* _Work to be completed_:
Retype, please, the listing from its opening line through the line that contains "const dormDiamond = [0, 4, 7, 0, 1];", both included, without the pictures.

Code that draws figures
^^^^

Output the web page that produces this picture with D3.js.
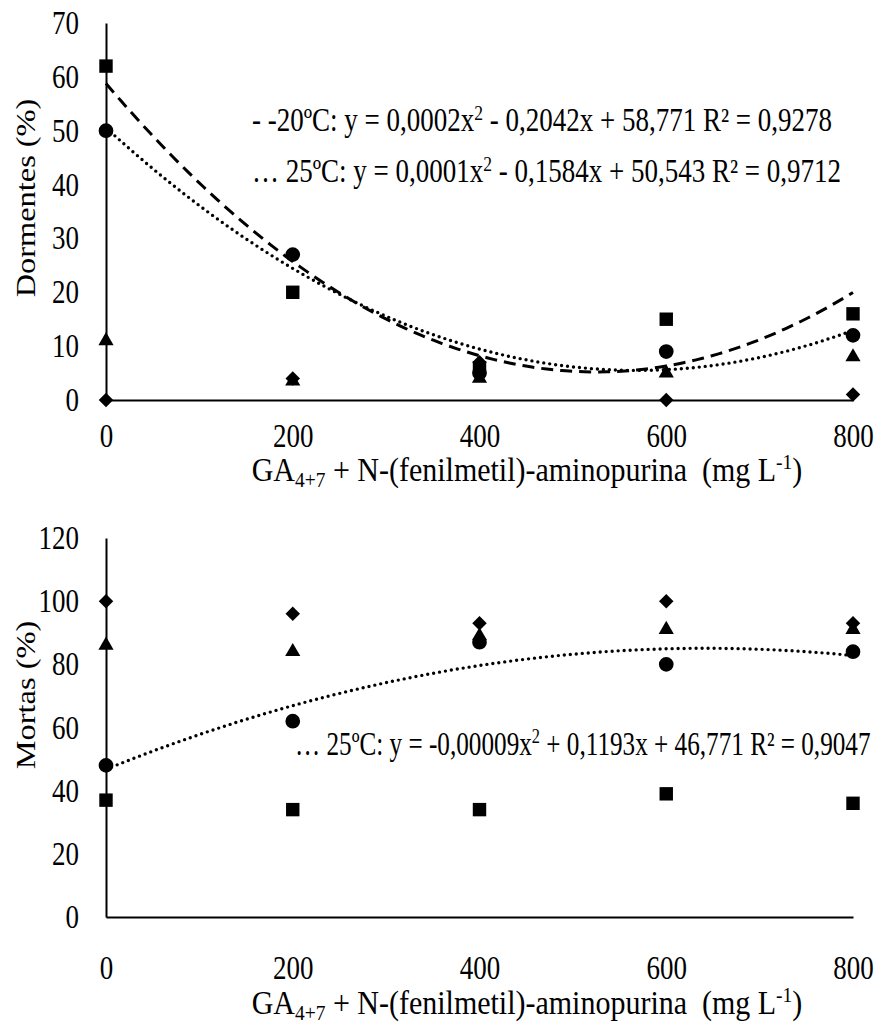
<!DOCTYPE html>
<html>
<head>
<meta charset="utf-8">
<script src="https://cdn.jsdelivr.net/npm/d3@7"></script>
<style>
  body { margin: 0; background: #fff; }
  text { font-family: "Liberation Serif", "Times New Roman", serif; fill: #000; }
</style>
</head>
<body>
<svg id="chart" width="882" height="1027"></svg>
<script>
// doses on the x axis (mg L-1)
const doses = [0, 200, 400, 600, 800];

// top panel: Dormentes (%)
const dormSquare = [62, 20, 6, 15, 16];     // -20ºC
const dormCircle = [50, 27, 5, 9, 12];      // 25ºC
const dormTriangle = [11, 3.5, 4, 5, 8];
const dormDiamond = [0, 4, 7, 0, 1];

// bottom panel: Mortas (%)
const mortSquare = [37, 34, 34, 39, 36];
const mortCircle = [48, 62, 87, 80, 84];    // 25ºC
const mortTriangle = [86, 84, 89, 91, 91];
const mortDiamond = [100, 96, 93, 100, 93];

const xTicks = [0, 200, 400, 600, 800];
const dormTicks = [0, 10, 20, 30, 40, 50, 60, 70];
const mortTicks = [0, 20, 40, 60, 80, 100, 120];

const svg = d3.select("#chart");
const FS = 27;
const stretch = "scale(1,1.22)";

const x = d3.scaleLinear().domain([0, 800]).range([106, 853]);

// quadratic least squares fit, like the spreadsheet trendline
function quadFit(xs, ys) {
  let s = [0, 0, 0, 0, 0], t = [0, 0, 0];
  xs.forEach((xv, i) => {
    for (let k = 0; k < 5; k++) s[k] += Math.pow(xv, k);
    for (let k = 0; k < 3; k++) t[k] += Math.pow(xv, k) * ys[i];
  });
  // normal equations, solved with Cramer's rule
  const M = [[s[0], s[1], s[2]], [s[1], s[2], s[3]], [s[2], s[3], s[4]]];
  const det = m => m[0][0] * (m[1][1] * m[2][2] - m[1][2] * m[2][1])
    - m[0][1] * (m[1][0] * m[2][2] - m[1][2] * m[2][0])
    + m[0][2] * (m[1][0] * m[2][1] - m[1][1] * m[2][0]);
  const D = det(M);
  const coef = [0, 1, 2].map(c => det(M.map((row, r) => row.map((v, j) => j === c ? t[r] : v))) / D);
  return xv => coef[0] + coef[1] * xv + coef[2] * xv * xv;
}

const symbols = {
  square: d3.symbol().type(d3.symbolSquare).size(180),
  circle: d3.symbol().type(d3.symbolCircle).size(170),
  triangle: d3.symbol().type(d3.symbolTriangle).size(100),
  diamond: d3.symbol().type(d3.symbolSquare).size(105)
};

function drawPanel(cfg) {
  const y = d3.scaleLinear().domain(cfg.domain).range(cfg.range);
  const g = svg.append("g");

  // y axis
  const yAx = g.append("g")
    .attr("transform", `translate(${x(0)},0)`)
    .call(d3.axisLeft(y).tickValues(cfg.ticks).tickSize(0).tickSizeOuter(0).tickPadding(27));
  yAx.select(".domain").attr("stroke", "#000").attr("stroke-width", 2);
  yAx.selectAll("text")
    .attr("font-size", FS)
    .attr("dy", "0.32em")
    .attr("transform", stretch)
    .style("font-family", "Liberation Serif");

  // x axis
  const xAx = g.append("g")
    .attr("transform", `translate(0,${y(0)})`)
    .call(d3.axisBottom(x).tickValues(xTicks).tickSize(0).tickSizeOuter(0));
  xAx.select(".domain").attr("stroke", "#000").attr("stroke-width", 2);
  xAx.selectAll("text")
    .attr("font-size", FS)
    .attr("y", null).attr("dy", null)
    .attr("transform", `translate(0,${cfg.xLabelDy}) ${stretch}`)
    .style("font-family", "Liberation Serif");

  // x title
  const TF = 30;
  const xt = g.append("text")
    .attr("text-anchor", "middle")
    .attr("font-size", TF)
    .attr("transform", `translate(527,${cfg.xTitleY}) scale(1,1.1)`);
  xt.append("tspan").text("GA");
  xt.append("tspan").attr("font-size", TF * 0.65).attr("dy", 5).text("4+7");
  xt.append("tspan").attr("dy", -5).text(" + N-(fenilmetil)-aminopurina\u00a0 (mg L");
  xt.append("tspan").attr("font-size", TF * 0.65).attr("dy", -11).text("-1");
  xt.append("tspan").attr("dy", 11).text(")");

  // y title
  g.append("text")
    .attr("text-anchor", "middle")
    .attr("font-size", FS)
    .attr("transform", `translate(35,${cfg.yTitleY}) rotate(-90) scale(1.2,1)`)
    .text(cfg.yTitle);

  // trend lines
  cfg.trends.forEach(tr => {
    const f = quadFit(doses, tr.values);
    const pts = d3.range(0, 801, 8).map(d => [d, f(d)]);
    g.append("path")
      .attr("d", d3.line().x(d => x(d[0])).y(d => y(d[1]))(pts))
      .attr("fill", "none")
      .attr("stroke", "#000")
      .attr("stroke-width", tr.dash ? 3 : 3.4)
      .attr("stroke-linecap", tr.dash ? "butt" : "round")
      .attr("stroke-dasharray", tr.dash ? "12,7" : "0,6");
  });

  // markers
  cfg.series.forEach(s => {
    g.selectAll(null).data(s.values).enter().append("path")
      .attr("d", symbols[s.shape]())
      .attr("transform", (d, i) => `translate(${x(doses[i])},${y(d)})${s.shape === "diamond" ? " rotate(45)" : ""}`)
      .attr("fill", "#000");
  });

  // equation labels
  cfg.equations.forEach(eq => {
    const ef = eq.size || FS;
    const t = g.append("text")
      .attr("font-size", ef)
      .attr("transform", `translate(${eq.x},${eq.y}) scale(1,${(1.22 * FS / ef).toFixed(3)})`);
    t.append("tspan").text(eq.pre);
    t.append("tspan").attr("font-size", ef * 0.65).attr("dy", -9).text("2");
    t.append("tspan").attr("dy", 9).text(eq.post);
  });
}

drawPanel({
  domain: [0, 70], range: [400, 23], ticks: dormTicks,
  xLabelDy: 47, xTitleY: 481, yTitleY: 198, yTitle: "Dormentes (%)",
  series: [
    { shape: "diamond", values: dormDiamond },
    { shape: "triangle", values: dormTriangle },
    { shape: "circle", values: dormCircle },
    { shape: "square", values: dormSquare }
  ],
  trends: [
    { values: dormSquare, dash: true },
    { values: dormCircle, dash: false }
  ],
  equations: [
    { x: 252, y: 131, pre: "- -20ºC: y = 0,0002x", post: " - 0,2042x + 58,771 R² = 0,9278" },
    { x: 252, y: 182, pre: "… 25ºC: y = 0,0001x", post: " - 0,1584x + 50,543 R² = 0,9712" }
  ]
});

drawPanel({
  domain: [0, 120], range: [917, 538], ticks: mortTicks,
  xLabelDy: 62, xTitleY: 1014, yTitleY: 695, yTitle: "Mortas (%)",
  series: [
    { shape: "diamond", values: mortDiamond },
    { shape: "triangle", values: mortTriangle },
    { shape: "circle", values: mortCircle },
    { shape: "square", values: mortSquare }
  ],
  trends: [
    { values: mortCircle, dash: false }
  ],
  equations: [
    { x: 295, y: 755, size: 25.2, pre: "… 25ºC: y = -0,00009x", post: " + 0,1193x + 46,771 R² = 0,9047" }
  ]
});
</script>
</body>
</html>
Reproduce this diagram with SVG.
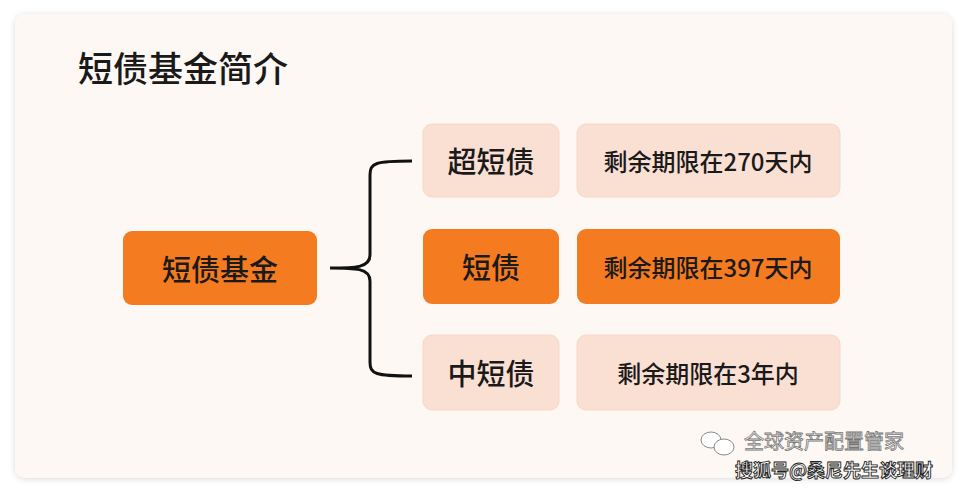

^^^^

* _Written answer_:
Output the web page that produces this picture with D3.js.
<!DOCTYPE html>
<html>
<head>
<meta charset="utf-8">
<script src="https://cdn.jsdelivr.net/npm/d3@7"></script>
<style>
  body { margin: 0; background: #fff; }
  text { font-family: "Liberation Serif", "Times New Roman", serif; fill: #000; }
</style>
</head>
<body>
<svg id="chart" width="882" height="1027"></svg>
<script>
// doses on the x axis (mg L-1)
const doses = [0, 200, 400, 600, 800];

// top panel: Dormentes (%)
const dormSquare = [62, 20, 6, 15, 16];     // -20ºC
const dormCircle = [50, 27, 5, 9, 12];      // 25ºC
const dormTriangle = [11, 3.5, 4, 5, 8];
const dormDiamond = [0, 4, 7, 0, 1];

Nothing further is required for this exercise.